When I started doing timelapse, I was doing pretty much everything with postprocessing, and found it didn't work so well, actually. I think for shorter shoots it makes sense to do a constant SS/ISO and then do postprocessing, but for things that are running across an entire day (including, say, a few hours with the sun directly in the lens) a fixed SS/ISO does't really work. On the other hand, using the automatic SS/ISO settings from frame to frame tends to create way too much variance for the postprocessing to deal with effectively: Post processing has the most hope when your images are already high quality.

Music:

It's pretty fun trawling through the infinite expanse of the Free Music Archive looking for cool stuff.
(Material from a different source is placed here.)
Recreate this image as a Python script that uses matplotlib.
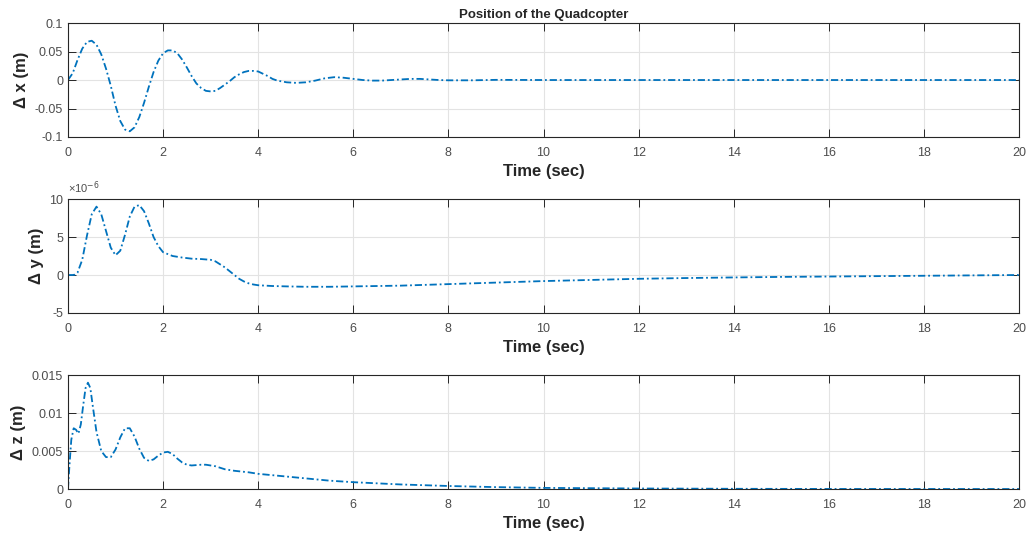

My partner found the Chad Crouch piece (I haven't spent a lot of time in the 'classical' section, spending more time ruling out each and every chip tune). He's actually really fantastic, and has piles of music for use in video and film projects, aiming for licensing from commercial projects. Searchable by mood and genre!

The glitchy piece by deef is great because, hey, if something is always happening in the music, it will necessarily line up with the images!

And the Fields of Ohio song just feels so much like impending summer with an air of endless winter...
posted by kaibutsu at 4:18 PM on May 18, 2014 [4 favorites]


I finally got around to posting the full 40 minute timelapse, with all of the footage from December 27th to May 7th. It's a lot more staring at ice; the main effect is to make it a lot more exciting when something interesting happens! (Sorry for the delay; was on the road without good bandwidth for uploading 2 gigs of video.)
posted by kaibutsu at 9:48 AM on May 21, 2014 [6 favorites]


Wow. WOW. I set this going on the big screen beside me while I work, thinking that I'd be content to keep it in the background, but no: I'm completely transfixed. The view from my own window is very similar -- I live right on the shore of Lake Michigan and I'm often a little surprised at how mutable it is -- but watching it change... the storms blowing through, the thaws, the changing hue & texture of the bay, the sun rising higher & higher... it's utterly captivating. Thank you!